Saul stands as a warning to us of what can happen if we set ourselves on a trajectory of disobedience to the Lord. It started in chapter 13 with his opting to go into battle before Samuel could arrive and give him direction from the Lord. It escalated in chapter 15 with his caving in to the desires of the people in his victory of the Amalekites so that he did not eliminate all living things as he had been commanded, but let the people bring livestock back to Gilgal for a sacrifice. Then it turned into a burning jealousy against David, leading to repeated attempts to murder him. Then it led to the slaughter of the priests at Nob because he perceived them as allies to David. Then, when the Lord had refused to speak to him, Saul’s descent into sin ended with a direct and egregious violation of the law of God by seeking to call up the dead through a medium.
Not all sin is of equal weight, but all sin follows a trajectory away from the Lord, and if that trajectory is not changed by repentance and faith, all sin will in the end lead to death. The tragedy of Saul is a tragedy of a man who had followed the trajectory of sin past the point of any possible repentance.
You may assume that a little compromise with sin here or there is no big deal. After all, God is not a legalist, right? And if you get a little too far into sin, you can always repent and get your act cleaned up later, can’t you? If that is your mindset, I want to warn you to turn from it now. No sin can be taken lightly. You will never be free from sin in this life, but that doesn’t mean you can ever make peace with it. And repentance is something that, by definition, you cannot plan to do later. You are either convicted over the abominable nature of your sin, or you are not. And if you are truly convicted, repentance cannot wait. If you assume you will always have a chance to clean it up later, you are presuming on the grace of God. You are assuming he owes you a future opportunity to repent when you’re not making use of the present moment that he is giving you to repent.
If you have faith in the Lord Jesus Christ, I hope David’s story is an encouragement to you that, no matter how much of a mess you might make of your life, you can always turn back to God in faith.

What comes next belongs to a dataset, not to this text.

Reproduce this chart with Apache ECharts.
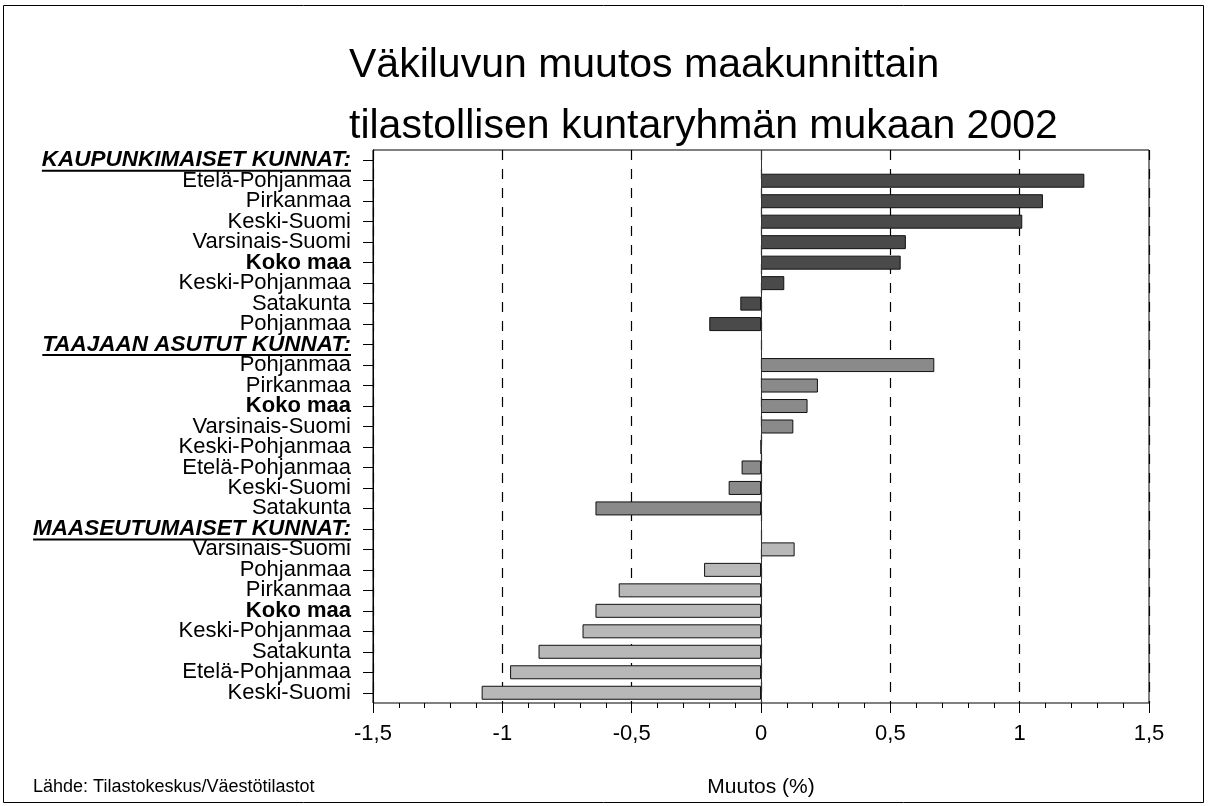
<!DOCTYPE html>
<html>
<head>
<meta charset="utf-8">
<script src="https://cdn.jsdelivr.net/npm/echarts@6/dist/echarts.min.js"></script>
<style>
html,body{margin:0;padding:0;background:#fff;}
#chart{width:1208px;height:806px;}
</style>
</head>
<body>
<div id="chart"></div>
<script>
const titleLines = ['Väkiluvun muutos maakunnittain', 'tilastollisen kuntaryhmän mukaan 2002'];
const sourceText = 'Lähde: Tilastokeskus/Väestötilastot';
const axisName = 'Muutos (%)';
const headers = ['KAUPUNKIMAISET KUNNAT:', 'TAAJAAN ASUTUT KUNNAT:', 'MAASEUTUMAISET KUNNAT:'];
const group1Names = ['Etelä-Pohjanmaa','Pirkanmaa','Keski-Suomi','Varsinais-Suomi','Koko maa','Keski-Pohjanmaa','Satakunta','Pohjanmaa'];
const group1Values = [1.25, 1.09, 1.01, 0.56, 0.54, 0.09, -0.08, -0.20];
const group2Names = ['Pohjanmaa','Pirkanmaa','Koko maa','Varsinais-Suomi','Keski-Pohjanmaa','Etelä-Pohjanmaa','Keski-Suomi','Satakunta'];
const group2Values = [0.67, 0.22, 0.18, 0.125, 0, -0.075, -0.125, -0.64];
const group3Names = ['Varsinais-Suomi','Pohjanmaa','Pirkanmaa','Koko maa','Keski-Pohjanmaa','Satakunta','Etelä-Pohjanmaa','Keski-Suomi'];
const group3Values = [0.13, -0.22, -0.55, -0.64, -0.69, -0.86, -0.97, -1.08];
const groupColors = ['#4a4a4a', '#8a8a8a', '#b8b8b8'];
const xTicks = [-1.5, -1, -0.5, 0, 0.5, 1, 1.5];

const groups = [[group1Names, group1Values], [group2Names, group2Values], [group3Names, group3Values]];
const categories = [];
const barData = [];
const headerIdx = new Set();
groups.forEach((g, gi) => {
  headerIdx.add(categories.length);
  categories.push(headers[gi]);
  barData.push('-');
  g[0].forEach((n, i) => {
    categories.push(n + '#' + gi + '_' + i);
    barData.push({value: g[1][i], itemStyle: {color: groupColors[gi]}});
  });
});

const FONT = '"Liberation Sans", Arial, sans-serif';
const HFS = 22.5;
const chart = echarts.init(document.getElementById('chart'), null, {renderer: 'canvas'});
const option = {
  animation: false,
  backgroundColor: '#fff',
  title: {
    text: titleLines.join('\n'),
    left: 344, top: 30,
    textStyle: {fontFamily: FONT, fontSize: 41, fontWeight: 'normal', color: '#000', lineHeight: 61}
  },
  grid: {left: 373, right: 59, top: 150, bottom: 103, show: true, borderColor: '#000', borderWidth: 1, backgroundColor: 'transparent'},
  xAxis: {
    type: 'value', min: -1.5, max: 1.5, interval: 0.5,
    name: axisName, nameLocation: 'middle', nameGap: 74,
    nameTextStyle: {fontFamily: FONT, fontSize: 21, color: '#000'},
    axisLine: {onZero: false, lineStyle: {color: '#000', width: 1}},
    axisTick: {show: true, length: 10, lineStyle: {color: '#000'}},
    minorTick: {show: true, splitNumber: 5, length: 5, lineStyle: {color: '#000'}},
    axisLabel: {fontFamily: FONT, fontSize: 22, color: '#000', margin: 20,
      formatter: v => String(xTicks.find(t => Math.abs(t - v) < 1e-9) ?? v).replace('.', ',')},
    splitLine: {show: true, lineStyle: {color: '#000', type: [10, 9], width: 1.2}}
  },
  yAxis: {
    type: 'category', data: categories, inverse: true,
    axisLine: {onZero: false, lineStyle: {color: '#000'}},
    axisTick: {show: true, length: 10, alignWithLabel: true, lineStyle: {color: '#000'}},
    axisLabel: {
      fontFamily: FONT, fontSize: 22, color: '#000', margin: 22, interval: 0,
      formatter: (v, idx) => {
        if (headerIdx.has(idx)) return '{h|' + v + '}';
        const name = v.split('#')[0];
        if (name === 'Koko maa') return '{b|' + name + '}';
        return name;
      },
      rich: {
        h: {fontFamily: FONT, fontSize: HFS, fontWeight: 'bold', fontStyle: 'italic', color: '#000'},
        b: {fontFamily: FONT, fontSize: 22, fontWeight: 'bold', color: '#000'}
      }
    },
    splitLine: {show: false}
  },
  series: [{
    type: 'bar', data: barData, barWidth: 14,
    itemStyle: {borderColor: '#111', borderWidth: 1},
    markLine: {silent: true, symbol: 'none', label: {show: false},
      lineStyle: {color: '#333', type: 'solid', width: 1}, data: [{xAxis: 0}]}
  }],
  graphic: [
    {type: 'rect', shape: {x: 3.5, y: 5.5, width: 1200, height: 797}, style: {fill: 'none', stroke: '#000', lineWidth: 1}, silent: true},
    {type: 'text', left: 33, top: 778, style: {text: sourceText, font: '18px ' + FONT, fill: '#000'}}
  ]
};
chart.setOption(option);

// underline headers using library pixel conversion
const ctx = document.createElement('canvas').getContext('2d');
ctx.font = 'italic bold ' + HFS + 'px ' + FONT;
const lines = [];
headerIdx.forEach(idx => {
  const p = chart.convertToPixel({gridIndex: 0}, [-1.5, categories[idx]]);
  const w = ctx.measureText(categories[idx]).width;
  const right = p[0] - 22;
  lines.push({type: 'line', shape: {x1: right - w, y1: p[1] + 10.5, x2: right, y2: p[1] + 10.5}, style: {stroke: '#000', lineWidth: 2}, silent: true});
});
chart.setOption({graphic: option.graphic.concat(lines)});
</script>
</body>
</html>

If you have not professed repentance from sin and faith in Christ, or if you have but you have since then compromised with sin and let it have an unchallenged place in your life, may the story of Saul stand to you as a warning not to let yourself become hardened beyond repentance.
When Jesus was handed over to his enemies, put on trial, condemned, and crucified, two of his disciples in particular had major failures. One was Judas, who betrayed him. The other was Peter, who under pressure denied three times that he knew him. But the outcomes for each disciple were dramatically different. Judas succumbed to despair as he was overwhelmed with guilt, and he went and hanged himself. Peter wept bitterly over his failure, but he held on until he saw the risen Christ and was restored and then went on to become the apostle whose Pentecost sermon gave birth to the church in Jerusalem, when 3,000 people believed the gospel. Peter’s place as a leader in the early church was never in doubt after that.
What made the difference between Judas and Peter? When Jesus was at the last supper with his disciples, he spoke these words in Luke 22:31-32: “Simon, Simon, behold, Satan demanded to have you, that he might sift you like wheat, but I have prayed for you that your faith may not fail. And when you have turned again, strengthen your brothers.” Jesus never mentions a similar prayer for Judas. In fact, when he mentions Judas in prayer in John 17:12, he calls him “the son of destruction,” whose defection had happened in fulfillment of Scripture. What made all the difference between Judas and Peter was the intercession of Jesus Christ. In the end, Peter held on to Jesus because Jesus was holding on to Peter. Brothers and sisters, let us again today by faith take hold of Christ, the one who has taken hold of us and will never let go. Amen.